Nope! Last time I tried (during my teens), my eyes began to glaze over with exhaustion. I suppose I could have another go...
Still More Eileen:
> However, there is in Tolkien and Rowling, a disturbing correlation
between evil/good and looks. It's not simplistic. Gilderoy Lockhart
and Saruman are fair-looking and evil. So far we've had no HP
character that's not fair-looking and is also good. (The real Mad-Eye
Moody exists, for example, but he's not a character.)<
JKR does have a few seemingly Good characters who are no oil paintings, so to speak (not to mention the actual oil painting of the Fat Lady, who seems Good but whose figure wouldn't cut it by 1990s standards!). Professors Sprout and McGonagall, Molly and Arthur Weasley, Hagrid, Neville, Krum, etc. Certainly an improvement on the standard Hollywood teen movie set in a high school full of models (for ugly nerd, just add glasses).
Eileen (who really seems to have inspired me today!):
>>His need to compartmentalize good and evil, to constantly categorize and make
> divisions concerning morality, reflects the kind of logic that is
> very dangerous, that can be (and has been) used to justify anything
> from genocide to slavery.<<
>
>Oh for heaven's sakes, could we be a little more TOLERANT than that?
GENOCIDE AND SLAVERY? So when do we start making the Nazi comparisons
about people who disagree with us?<
Actually, extremely black and white logic *is*, in fact, closely associated with prejudiced attitudes (which, combined with the right/wrong combination of power and circumstances, have led to the horrors mentioned). Studying the link between "black&white logic" and prejudice was the very topic of my thesis, and I could send you my entire reference list and the results of my own research as evidence! (nonono, comes the alarmed chorus of HPFGU listmembers, that's quite all right). All the same, I agree that comparing Kevin with Hitler would be going a mite far, though I don't think ladjables was really doing that...

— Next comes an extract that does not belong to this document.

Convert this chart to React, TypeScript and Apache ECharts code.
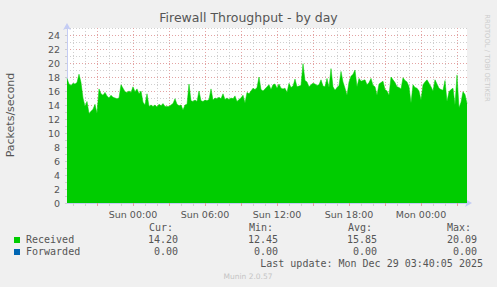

Eileen (can't have too much of a good thing, eh?):
> Not to scare him, as his defenders insist. Not to kill him, as Snape
insists. But to have Lupin bite him, making Snape a werewolf. Maybe,
Sirius thought that arrogant, bigoted Snape deserved to see the world
from the point of the down and out like Lupin (...) Of course, an acronym is needed. Tabouli?<
S.T.A.T.I.C.S.A.P. (Sirius' Trick Aimed To Instruct Callous Snape About Prejudice)(Whomping Willow freezing reference?)
Cindy (just for a change):
> Because his mother was relieved of her soul while he was in
utero, Severus is part-dementor and has many of the characteristics
of a dementor, but not to the same degree as a real dementor (cold,
gliding, draining happiness from the air around them, infesting the
darkest places)(...) OK, it's not L.O.L.L.I.P.O.P.S., but it's a start. :-)<
(Captain of L.O.L.L.I.P.O.P.S. though she is, Tabouli has to grin evilly at this theory, which gets points for sheer imagination). I think, as creative force behind this theory, Cindy should be comandeered to write the alternative Unauthorised Biography of Severus Snape...
S.L.A.P.D.A.S.H.! (Snape's Life As Part-Dementor: A Sorrowful History).